Four pounds of corned beef for two people is a lot of corned beef. Yet it is also not nearly enough. This corned beef was amazing and I had to keep myself from eating half of it in one sitting. After I corned it for four days (one day per pound), I rinsed it and then braised it in water plus about a cup of hard cider for two and a half hours, adding cabbage, carrots and onions in the last thirty minutes. What came next, however, made all the difference: I slathered the fatty side of the brisket with a honey and mustard glaze and put in under the broiler for about four minutes (or until the honey started to caramelize).
The first night I served slabs in a bowl with broth and veggies. Classic corned beef and cabbage. It was good, but the broth was a bit salty and sour. Maybe too much so for a lot of eating on its own. I’m going to doctor it up for a better tasting soup in the next few days.
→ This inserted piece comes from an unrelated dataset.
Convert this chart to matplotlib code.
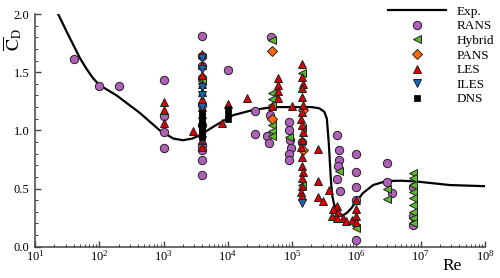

The following day I made reubens. These were amazing, especially with the creamy, sour, sweetness of all of the ingredients. The basic preparation includes Russian dressing (I made my own with mayo, ketchup, minced home-canned dill pickles) on both sides of the bread. I warmed the sandwich open-faced in the oven: slices of meat on one side, sauerkraut and swiss cheese on the other, and then assembled for a final toasting of the bread. Really, one of the best sandwiches in the world. I would have taken a picture, but I couldn’t wait that long to eat it.